L'intervista

«È un premio per tutte le donne che non si lasciano sottomettere»

A tu per tu con Benedetta Tobagi, scrittrice e giornalista, vincitrice del Premio Campiello
Francesco Mannoni
18.09.2023 06:00

La Resistenza delle donne (Einaudi, 376 pagine, 22 euro) con i 90 voti ottenuti dai 300 giurati segreti, s’impone sugli altri quattro finalisti, conquista Venezia e l’ambito Premio Super Campiello giunto quest’anno alla LXI edizione. E la scrittrice Benedetta Tobagi esulta per le tante eroiche partigiane che lottarono duramente e in molte si sacrificarono per la patria, torturate e assassinate dai nazisti e dai fascisti, delle quali racconta nel suo libro le imprese rischiose e il coraggio che nessuna minaccia o rischio seppe mai fermare o sottomettere.

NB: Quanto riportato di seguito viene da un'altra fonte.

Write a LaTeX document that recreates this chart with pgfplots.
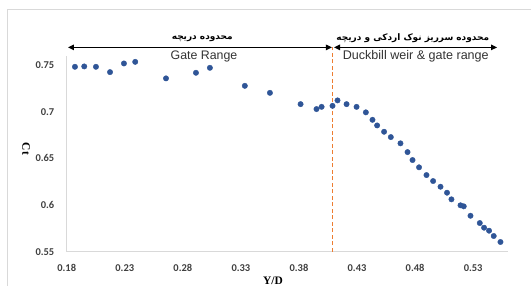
\documentclass[border=0pt]{standalone}
\usepackage{pgfplots}
\pgfplotsset{compat=1.18}
\usetikzlibrary{arrows.meta}
\usepackage{fontspec}
\setmainfont{Carlito}
\newfontfamily\arialfont{Liberation Sans}
\newfontfamily\timesfont{Liberation Serif}
\newfontfamily\arabicfont[Script=Arabic]{DejaVu Sans}
\TeXXeTstate=1
\definecolor{ptblue}{HTML}{2F5597}
\definecolor{axgray}{HTML}{D9D9D9}
\definecolor{vorange}{HTML}{ED7D31}
\definecolor{ticktext}{HTML}{404040}
\begin{document}
\begin{tikzpicture}
\useasboundingbox (0,0) rectangle (531bp,286bp);
\clip (0,0) rectangle (531bp,286bp);
\fill[white] (0,0) rectangle (531bp,286bp);
\draw[axgray, line width=0.8bp] (7.3bp,-5bp) -- (7.3bp,276.7bp) -- (540bp,276.7bp);
\begin{axis}[
  at={(66.7bp,34.3bp)}, anchor=south west, scale only axis,
  width=441.3bp, height=196bp,
  xmin=0.18, xmax=0.56, ymin=0.55, ymax=0.76,
  xtick={0.18,0.23,0.28,0.33,0.38,0.43,0.48,0.53},
  xticklabels={0.18,0.23,0.28,0.33,0.38,0.43,0.48,0.53},
  ytick={0.55,0.6,0.65,0.7,0.75},
  yticklabels={0.55,0.6,0.65,0.7,0.75},
  axis x line*=bottom, axis y line*=left,
  axis line style={-, axgray, line width=0.8bp},
  major tick length=0pt,
  tick style={draw=none},
  ticklabel style={font=\bfseries\fontsize{10.5}{12}\selectfont, text=ticktext},
  xticklabel style={yshift=-9bp},
  yticklabel style={xshift=-8.9bp},
  xlabel={Y/D},
  xlabel style={at={(axis description cs:0.4675,-0.166)}, anchor=base, inner sep=0pt,
    font=\timesfont\bfseries\fontsize{11.5}{13}\selectfont, text=black},
  ylabel={Ct},
  ylabel style={at={(axis description cs:-0.0922,0.524)}, anchor=center, rotate=180,
    font=\timesfont\bfseries\fontsize{11.5}{13}\selectfont, text=black},
  clip=false,
]
\addplot[vorange, line width=1.2bp, dash pattern=on 4bp off 2.5bp] coordinates {(0.4086,0.55) (0.4086,0.7689)};
\addplot[only marks, mark=*, mark size=2.7bp, mark options={fill=ptblue, draw=ptblue}] coordinates {
(0.1871,0.7481) (0.1951,0.7485) (0.2052,0.7481) (0.2173,0.7424) (0.2293,0.7517)
(0.2390,0.7534) (0.2655,0.7357) (0.2913,0.7417) (0.3033,0.7470) (0.3334,0.7277)
(0.3550,0.7202) (0.3814,0.7081) (0.3951,0.7028) (0.3995,0.7052) (0.4089,0.7063)
(0.4132,0.7121) (0.4210,0.7081) (0.4296,0.7052) (0.4376,0.6993) (0.4433,0.6913)
(0.4473,0.6853) (0.4533,0.6785) (0.4591,0.6728) (0.4674,0.6661) (0.4735,0.6567)
(0.4778,0.6482) (0.4834,0.6404) (0.4898,0.6321) (0.4955,0.6257) (0.5019,0.6196)
(0.5075,0.6132) (0.5113,0.6061) (0.5191,0.5997) (0.5219,0.5986) (0.5277,0.5885)
(0.5357,0.5807) (0.5394,0.5757) (0.5437,0.5725) (0.5477,0.5668) (0.5535,0.5604)
};
\draw[black, line width=1.1bp, {Triangle[length=6bp,width=5.5bp]}-{Triangle[length=6bp,width=5.5bp]}]
  (axis cs:0.1811,0.7689) -- (axis cs:0.4084,0.7689);
\draw[black, line width=1.1bp, {Triangle[length=6bp,width=5.5bp]}-{Triangle[length=6bp,width=5.5bp]}]
  (axis cs:0.4102,0.7689) -- (axis cs:0.5506,0.7689);
\node[font=\arialfont\fontsize{12.4}{14}\selectfont, text=black!80, inner sep=0pt] at (axis cs:0.2982,0.759) {Gate Range};
\node[font=\arialfont\fontsize{12.6}{14}\selectfont, text=black!80, inner sep=0pt] at (axis cs:0.4806,0.759) {Duckbill weir \& gate range};
\node[inner sep=0pt] at (axis cs:0.2967,0.7783) {\arabicfont\bfseries\fontsize{9}{10}\selectfont\beginR محدوده دریچه\endR};
\node[inner sep=0pt] at (axis cs:0.478,0.7785) {\arabicfont\bfseries\fontsize{9}{10}\selectfont\beginR محدوده سرریز نوک اردکی و دریچه\endR};
\end{axis}
\end{tikzpicture}
\end{document}
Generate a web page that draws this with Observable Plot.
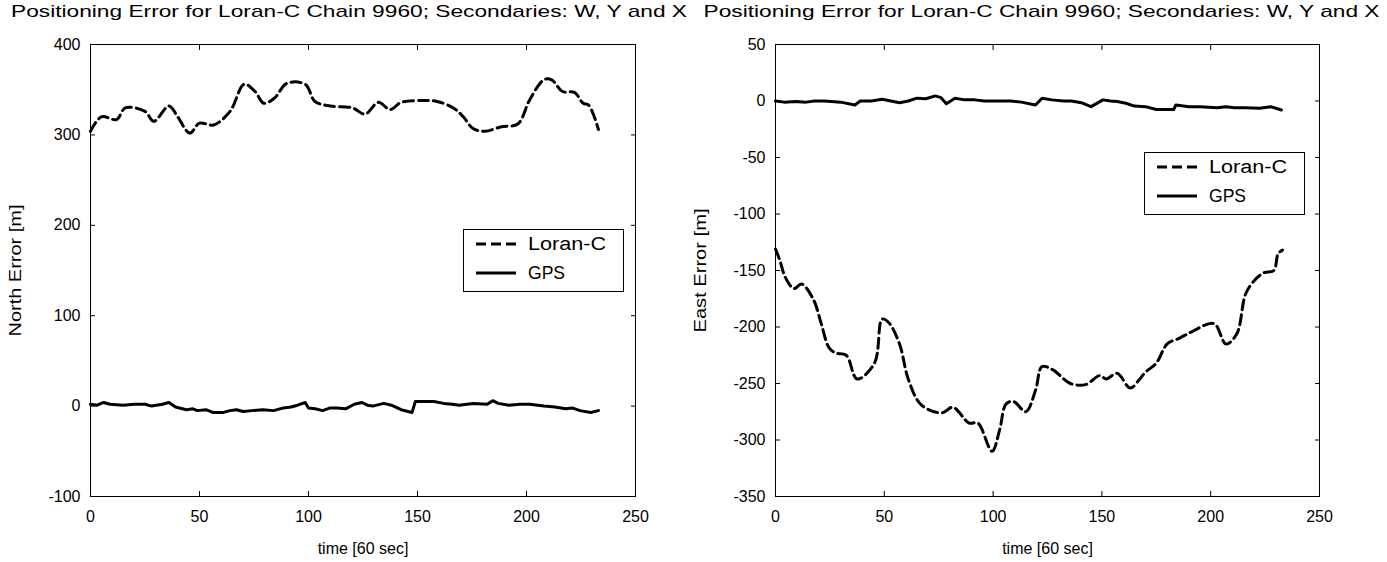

Più che eroiche le donne della Resistenza, ma perché dopo la liberazione furono dimenticate, retrocesse ad una dimensione di supporto come non fossero state importanti e del tutto indispensabili alla lotta armata?
«L’ordine sociale patriarcale preesisteva al fascismo, e sopravvive al regime. In più, con la Guerra fredda, sul Paese cala una cappa conservatrice, in nome dell’anticomunismo. In questo contesto, l’esperienza di rottura della Resistenza va archiviata in fretta, le donne sono risospinte nelle case, devono cedere di nuovo i posti di lavoro agli uomini e, se lavorano, devono continuare a essere sottopagate. Ma un seme è stato piantato: molte continuano a impegnarsi e a fare politica, portando avanti il programma che era stato dei Gruppi di Difesa della donna, la principale organizzazione femminile della Resistenza: “portare la donna in un piano di parità rispetto all’uomo nel campo giuridico, economico e politico”».

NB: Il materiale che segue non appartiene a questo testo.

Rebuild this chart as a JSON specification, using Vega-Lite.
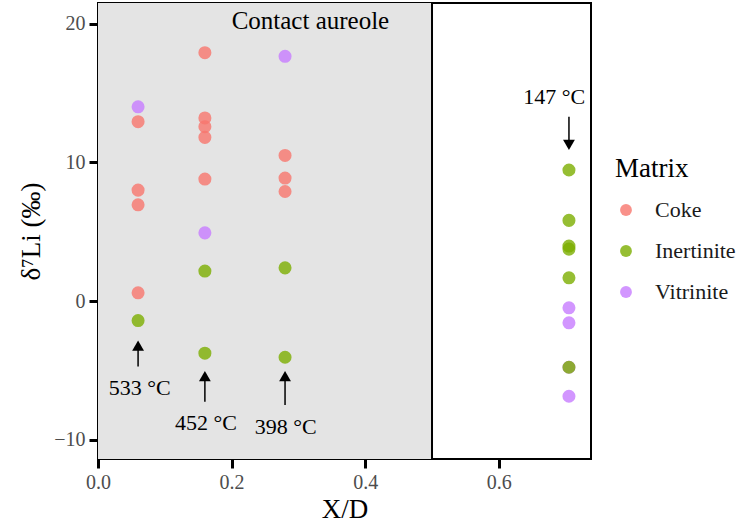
{
  "$schema": "https://vega.github.io/schema/vega-lite/v6.json",
  "width": 493,
  "height": 456,
  "autosize": "none",
  "padding": {"left": 98, "top": 3, "right": 147, "bottom": 66},
  "background": "white",
  "config": {
    "font": "Liberation Serif",
    "view": {"stroke": "black", "strokeWidth": 2},
    "axis": {"grid": false, "domain": false, "tickColor": "black", "tickWidth": 3, "tickSize": 9, "labelFlush": false,
      "labelFont": "Liberation Serif", "labelFontSize": 20, "labelColor": "#4d4d4d", "labelPadding": 4,
      "titleFont": "Liberation Serif", "titleFontSize": 27, "titleFontWeight": "normal", "titleColor": "black"}
  },
  "datasets": {
    "points": [
      {"xd": 0.06, "li": 14.0, "Matrix": "Vitrinite"},
      {"xd": 0.06, "li": 12.93, "Matrix": "Coke"},
      {"xd": 0.06, "li": 8.0, "Matrix": "Coke"},
      {"xd": 0.06, "li": 6.94, "Matrix": "Coke"},
      {"xd": 0.06, "li": 0.6, "Matrix": "Coke"},
      {"xd": 0.06, "li": -1.4, "Matrix": "Inertinite"},
      {"xd": 0.16, "li": 17.9, "Matrix": "Coke"},
      {"xd": 0.16, "li": 13.2, "Matrix": "Coke"},
      {"xd": 0.16, "li": 12.57, "Matrix": "Coke"},
      {"xd": 0.16, "li": 11.8, "Matrix": "Coke"},
      {"xd": 0.16, "li": 8.8, "Matrix": "Coke"},
      {"xd": 0.16, "li": 4.92, "Matrix": "Vitrinite"},
      {"xd": 0.16, "li": 2.17, "Matrix": "Inertinite"},
      {"xd": 0.16, "li": -3.75, "Matrix": "Inertinite"},
      {"xd": 0.28, "li": 17.64, "Matrix": "Vitrinite"},
      {"xd": 0.28, "li": 10.5, "Matrix": "Coke"},
      {"xd": 0.28, "li": 8.87, "Matrix": "Coke"},
      {"xd": 0.28, "li": 7.9, "Matrix": "Coke"},
      {"xd": 0.28, "li": 2.4, "Matrix": "Inertinite"},
      {"xd": 0.28, "li": -4.04, "Matrix": "Inertinite"},
      {"xd": 0.705, "li": -0.48, "Matrix": "Vitrinite"},
      {"xd": 0.705, "li": -1.56, "Matrix": "Vitrinite"},
      {"xd": 0.705, "li": -4.76, "Matrix": "Vitrinite"},
      {"xd": 0.705, "li": -6.85, "Matrix": "Vitrinite"},
      {"xd": 0.705, "li": 9.45, "Matrix": "Inertinite"},
      {"xd": 0.705, "li": 5.82, "Matrix": "Inertinite"},
      {"xd": 0.705, "li": 3.97, "Matrix": "Inertinite"},
      {"xd": 0.705, "li": 3.75, "Matrix": "Inertinite"},
      {"xd": 0.705, "li": 1.68, "Matrix": "Inertinite"},
      {"xd": 0.705, "li": -4.76, "Matrix": "Inertinite"}
    ],
    "arrows": [
      {"xd": 0.06, "y0": -4.7, "y1": -3.3, "head": -3.2, "dir": "up"},
      {"xd": 0.16, "y0": -7.24, "y1": -5.5, "head": -5.4, "dir": "up"},
      {"xd": 0.28, "y0": -7.48, "y1": -5.5, "head": -5.4, "dir": "up"},
      {"xd": 0.705, "y0": 13.29, "y1": 11.35, "head": 11.26, "dir": "down"}
    ],
    "labels": [
      {"xd": 0.0625, "li": -6.25, "text": "533 °C", "size": 22},
      {"xd": 0.1615, "li": -8.75, "text": "452 °C", "size": 22},
      {"xd": 0.281, "li": -9.04, "text": "398 °C", "size": 22},
      {"xd": 0.683, "li": 14.7, "text": "147 °C", "size": 22},
      {"xd": 0.318, "li": 20.2, "text": "Contact aureole", "size": 25}
    ]
  },
  "layer": [
    {
      "data": {"values": [{"x0": 0, "x1": 0.5}]},
      "mark": {"type": "rect", "fill": "#e4e4e4"},
      "encoding": {
        "x": {"field": "x0", "type": "quantitative", "scale": {"domain": [0, 0.738], "nice": false, "zero": false}},
        "x2": {"field": "x1"}
      }
    },
    {
      "data": {"values": [{"x0": 0.5}]},
      "mark": {"type": "rule", "color": "black", "strokeWidth": 2},
      "encoding": {"x": {"field": "x0", "type": "quantitative"}}
    },
    {
      "data": {"name": "points"},
      "mark": {"type": "point", "filled": true, "opacity": 0.8, "size": 170, "shape": "circle"},
      "encoding": {
        "x": {"field": "xd", "type": "quantitative",
          "scale": {"domain": [0, 0.738], "nice": false, "zero": false},
          "axis": {"values": [0, 0.2, 0.4, 0.6], "format": ".1f", "title": "X/D", "titlePadding": 4}},
        "y": {"field": "li", "type": "quantitative",
          "scale": {"domain": [-11.37, 21.48], "nice": false, "zero": false},
          "axis": {"values": [-10, 0, 10, 20], "title": "δ⁷Li (‰)", "titlePadding": 8}},
        "color": {"field": "Matrix", "type": "nominal",
          "scale": {"domain": ["Coke", "Inertinite", "Vitrinite"], "range": ["#F8766D", "#7CAE00", "#C77CFF"]},
          "legend": {"orient": "none", "legendX": 517, "legendY": 153, "titleFontSize": 27, "titleFontWeight": "normal",
            "titleColor": "black", "titleFont": "Liberation Serif", "labelFont": "Liberation Serif", "labelFontSize": 22,
            "labelColor": "#1a1a1a", "symbolSize": 140, "symbolType": "circle", "rowPadding": 19, "titlePadding": 16,
            "labelOffset": 18, "symbolStrokeWidth": 0, "symbolOpacity": 0.8}}
      }
    },
    {
      "data": {"name": "arrows"},
      "mark": {"type": "rule", "color": "black", "strokeWidth": 1.5},
      "encoding": {
        "x": {"field": "xd", "type": "quantitative"},
        "y": {"field": "y0", "type": "quantitative"},
        "y2": {"field": "y1"}
      }
    },
    {
      "data": {"name": "arrows"},
      "mark": {"type": "point", "filled": true, "color": "black", "opacity": 1, "size": 140},
      "encoding": {
        "x": {"field": "xd", "type": "quantitative"},
        "y": {"field": "head", "type": "quantitative"},
        "shape": {"field": "dir", "type": "nominal", "scale": {"domain": ["up", "down"], "range": ["triangle-up", "triangle-down"]}, "legend": null}
      }
    },
    {
      "data": {"name": "labels"},
      "mark": {"type": "text", "color": "black", "font": "Liberation Serif", "baseline": "middle", "align": "center"},
      "encoding": {
        "x": {"field": "xd", "type": "quantitative"},
        "y": {"field": "li", "type": "quantitative"},
        "text": {"field": "text"},
        "size": {"field": "size", "type": "quantitative", "scale": null}
      }
    }
  ]
}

Nella storia ufficiale della Resistenza, inizialmente delle donne e del loro coraggioso apporto si parlava poco. Si trattava di una sottovalutazione della loro attività, o d’altro?
«Per molti anni, nell’immaginario collettivo, la “vera” Resistenza è stata solo quella armata, quindi una faccenda da maschi (le donne combattenti armate sono state effettivamente una minoranza, per quanto significativa); anche nel resto d’Europa, il riconoscimento dell’importanza della “Resistenza civile” arriva decenni dopo la fine della guerra. Il contributo femminile era dunque rappresentato come puramente ancillare. Invece è stato fondamentale: senza donne, nell’Italia occupata e spaccata in due dopo l’8 settembre, la Resistenza non sarebbe stata possibile sotto il profilo logistico e operativo».

Che cosa ha spinto le donne, a parte l’amor di patria, fino ad allora custodi dei focolari domestici ad affiancare gli uomini in qualunque modo potessero per far trionfare gli ideali di riscatto e di libertà?
«Tranne rari casi, alle donne erano preclusi lo studio, l’accesso alle professioni e alla vita pubblica. C’era stata una minoranza di militanti antifasciste già attive in clandestinità, donne che spesso si battevano dal principio del secolo sul luogo di lavoro per maggiori tutele e paghe più giuste, ma per gran parte delle donne la Resistenza è l’occasione di avvicinarsi alla politica per la prima volta. Molto spesso però è una scelta “prepolitica”, dettata da ragioni etiche ed esistenziali: le donne sono stanche della guerra, rifiutano la violenza feroce dei nazifascisti, sentono di dover fare qualcosa per porre fine ai massacri. Molte di loro diranno infatti di aver fatto “la guerra alla guerra”».

Molte le eroine che lei ricorda nel suo libro, molte le donne che sono state uccise magari dopo torture tremende: quale insegnamento ci rimanda il loro coraggio e abnegazione?
«Oltre la paura e i pericoli terribili, i racconti delle partigiane trasudano vitalità, gioia di vivere, il senso di pienezza di chi si sente parte di qualcosa di più grande, che dà significato alla vita... Il loro insegnamento trascende il momento storico. Le donne compiono, innanzitutto, una scelta di assoluta gratuità: avrebbero potuto restare a casa, aspettare che la tempesta passasse, invece decidono di non restare indifferenti e fare la propria parte. Ci mostrano, poi, che esistono mille modi diversi di lottare e fare la propria parte nel mondo, a seconda delle attitudini. Infine, mostrano come impegnarsi per il bene collettivo possa essere tutt’uno con un percorso di liberazione e realizzazione personale. Mi sembra che siano insegnamenti validi e preziosi per il nostro presente. E anche per il nostro avvenire».